WASHINGTON -- The other day in Boston, peals of laughter greeted Republican Gov. William F. Weld of Massachusetts when he told State House reporters that he considered Vice President Dan Quayle "the best political mind in the White House." But Mr. Weld went on to argue that the much-ridiculed vice president is "very quick in his judgments and I think sure" on matters of politics.
That view has had its adherents elsewhere in the Republican Party -- not necessarily that Mr. Quayle has the best political mind in the White House but that whatever his other shortcomings, he recognizes the politics in situations and has an instinct for extracting political capital from them. His use of the birth of a child to a single woman on the "Murphy Brown" television show to illustrate an erosion of "family values" -- a theme much favored by conservatives -- was only the most recent illustration.
But Mr. Weld's observation came before the vice president got himself entangled in the critical abortion issue by saying in a TV interview that, in a hypothetical situation, he would support his daughter's decision to have an abortion, though he opposes the procedure. Abortion-rights advocates immediately pointed out that such support would run contrary to his long-held position against a woman's right to choose.
Mr. Quayle could not have picked a worse issue to stir up in this election year, when positions on abortion so clearly divide the major party nominees, and when the contest for the women's vote shapes up as so critical.
Within the Republican Party as well, the issue spells trouble. Abortion will be debated at length either inside or outside the Republican National Convention in Houston next month, with a number of Republican women pressing for revision in the anti-abortion plank that has been in the GOP platform since 1980.
At a minimum, Mr. Quayle's comment-- he later said he remained firmly anti-abortion -- is likely to reduce his effectiveness in arguing his party's position on this issue, as well as refuel the widespread impression that he is not sharp enough to stand a heartbeat from the presidency.
The episode also comes as rumors refuse to die that President Bush will drop Mr. Quayle from the ticket. But even in this latest flap, conservatives have rallied around him, and with Mr. Bush needing desperately to hold onto his conservative base, Bush-Quyle insiders say there is no reason to doubt the president's statement this week that Mr. Quayle's place on the ticket is "certain."
But it is a political axiom that a running mate cannot bring many votes to a party's national ticket but should at least not cost the ticket votes.
In an interview on CNN's "Larry King Live" on Wednesday night, the host asked Mr. Quayle what he would do if his 13-year-old daughter, Corinne, got pregnant. The vice president said he would "counsel her and talk to her and support her on whatever decision she made."
When Mr. King asked him what he'd do "if the decision was abortion," Mr.

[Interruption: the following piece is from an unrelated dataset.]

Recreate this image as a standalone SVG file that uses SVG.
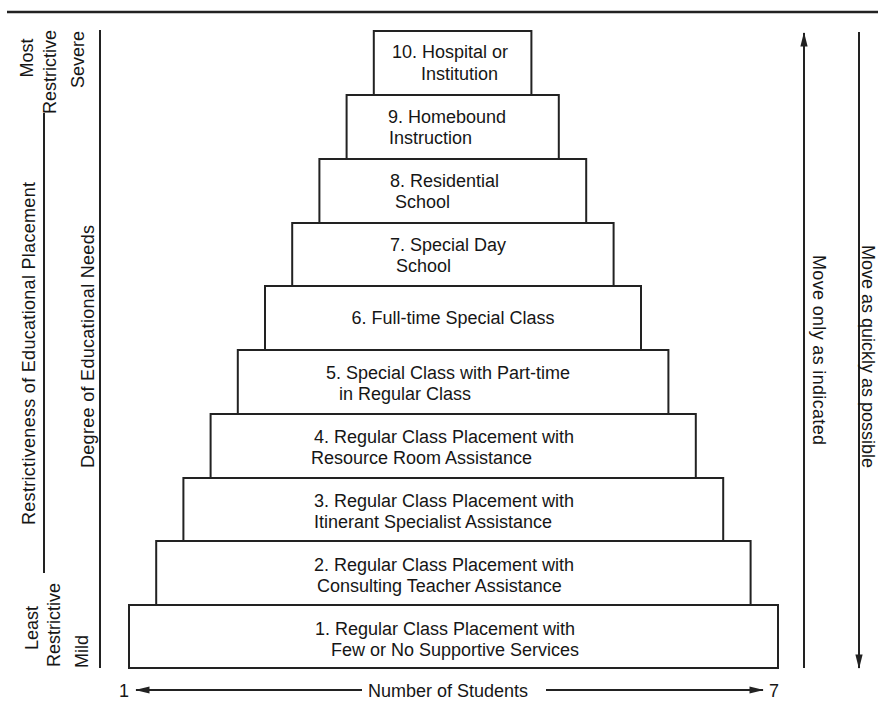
<svg xmlns="http://www.w3.org/2000/svg" width="878" height="710" viewBox="0 0 878 710">
<defs>
<style>
.box{fill:#fff;stroke:#222;stroke-width:2}
.ln{stroke:#222;stroke-width:2;fill:none}
text{font-family:"Liberation Sans",Arial,Helvetica,sans-serif;font-size:18px;fill:#161616}
</style>
<marker id="ah2" viewBox="0 0 16 10" refX="15" refY="5" markerWidth="16" markerHeight="9" markerUnits="userSpaceOnUse" orient="auto">
<path d="M0,1 L16,5 L0,9 Z" fill="#222"/>
</marker>
</defs>
<rect width="878" height="710" fill="#fff"/>
<line x1="7" y1="12" x2="878" y2="12" stroke="#222" stroke-width="2.5"/>

<g id="left-labels">
<text transform="translate(33,58) rotate(-90)" text-anchor="middle">Most</text>
<text transform="translate(56,72) rotate(-90)" text-anchor="middle">Restrictive</text>
<text transform="translate(84,88) rotate(-90)">Severe</text>
<text transform="translate(35,525) rotate(-90)" textLength="343" lengthAdjust="spacing">Restrictiveness of Educational Placement</text>
<text transform="translate(94,468) rotate(-90)" textLength="243" lengthAdjust="spacing">Degree of Educational Needs</text>
<text transform="translate(38,628) rotate(-90)" text-anchor="middle">Least</text>
<text transform="translate(60,625) rotate(-90)" text-anchor="middle">Restrictive</text>
<text transform="translate(88,668) rotate(-90)">Mild</text>
<line class="ln" x1="44" y1="113" x2="44" y2="573"/>
<line class="ln" x1="100" y1="30" x2="100" y2="668"/>
</g>

<g id="n1"><rect class="box" x="129" y="605" width="649" height="63"/>
<text x="315" y="635">1. Regular Class Placement with</text>
<text x="331" y="656">Few or No Supportive Services</text></g>
<g id="n2"><rect class="box" x="156.2" y="541" width="594.4" height="64"/>
<text x="314" y="571">2. Regular Class Placement with</text>
<text x="317" y="592">Consulting Teacher Assistance</text></g>
<g id="n3"><rect class="box" x="183.4" y="478" width="539.8" height="63"/>
<text x="314" y="507">3. Regular Class Placement with</text>
<text x="314" y="528">Itinerant Specialist Assistance</text></g>
<g id="n4"><rect class="box" x="210.6" y="414" width="485.2" height="64"/>
<text x="314" y="443">4. Regular Class Placement with</text>
<text x="311" y="464">Resource Room Assistance</text></g>
<g id="n5"><rect class="box" x="237.8" y="350" width="430.6" height="64"/>
<text x="326" y="379">5. Special Class with Part-time</text>
<text x="339" y="400">in Regular Class</text></g>
<g id="n6"><rect class="box" x="265" y="286" width="376" height="64"/>
<text x="453" y="324" text-anchor="middle">6. Full-time Special Class</text></g>
<g id="n7"><rect class="box" x="292.2" y="223" width="321.4" height="63"/>
<text x="390" y="251">7. Special Day</text>
<text x="396" y="272">School</text></g>
<g id="n8"><rect class="box" x="319.4" y="159" width="266.8" height="64"/>
<text x="390" y="187">8. Residential</text>
<text x="395" y="208">School</text></g>
<g id="n9"><rect class="box" x="346.6" y="95" width="212.2" height="64"/>
<text x="388" y="123">9. Homebound</text>
<text x="389" y="144">Instruction</text></g>
<g id="n10"><rect class="box" x="373.8" y="31" width="157.6" height="64"/>
<text x="392" y="58">10. Hospital or</text>
<text x="421" y="80">Institution</text></g>

<g id="connectors">
<line class="ln" x1="804" y1="668" x2="804" y2="33" marker-end="url(#ah2)"/>
<line class="ln" x1="859" y1="32" x2="859" y2="668" marker-end="url(#ah2)"/>
<line class="ln" x1="362" y1="690" x2="136" y2="690" marker-end="url(#ah2)"/>
<line class="ln" x1="546" y1="690" x2="763" y2="690" marker-end="url(#ah2)"/>
</g>
<g id="axis-labels">
<text x="119" y="697">1</text>
<text x="368" y="697">Number of Students</text>
<text x="769" y="697">7</text>
<text transform="translate(813,255) rotate(90)" textLength="190" lengthAdjust="spacing">Move only as indicated</text>
<text transform="translate(862,245) rotate(90)">Move as quickly as possible</text>
</g>
</svg>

Quayle replied: "I'd support my daughter. I'd hope she wouldn't make that decision."
The vice president didn't seem to grasp at the time that he was enunciating the basic position of abortion-rights advocates, but his wife Marilyn did. She told a radio interviewer categorically that "if she becomes pregnant, she'll take the child to term." An aide later said Mr. Quayle's answer to Mr. King was in the context of his daughter as an adult and that he agreed with his wife.
The vice president over the last four years has been criticized widely for committing gaffes, such as his recent coaching of a spelling bee contestant to spell Idaho's favorite product "potatoe."
During the 1988 presidential campaign, Mr. Quayle champed at the bit over the imposition of "handlers" from the Bush campaign to steer him clear of gaffes. At one point he rebelled, declaring he would be his own "spin doctor," and since his election as vice president he has made a point of saying those handlers were to blame for his problems and that he is now on his own.
In the current campaign, there is no senior Bush political adviser traveling with Mr. Quayle to keep an eye on him. He has been regarded as a trustworthy conveyor of the campaign message, and when television commentator and newspaper columnist Patrick J. Buchanan challenged Mr. Bush in the Republican primaries this year, Mr. Quayle was sent out onto the firing line to plead the president's case, with no notable gaffes.
But this latest flap certainly draws into question Mr. Weld's judgment about who has "the best political mind in the White House."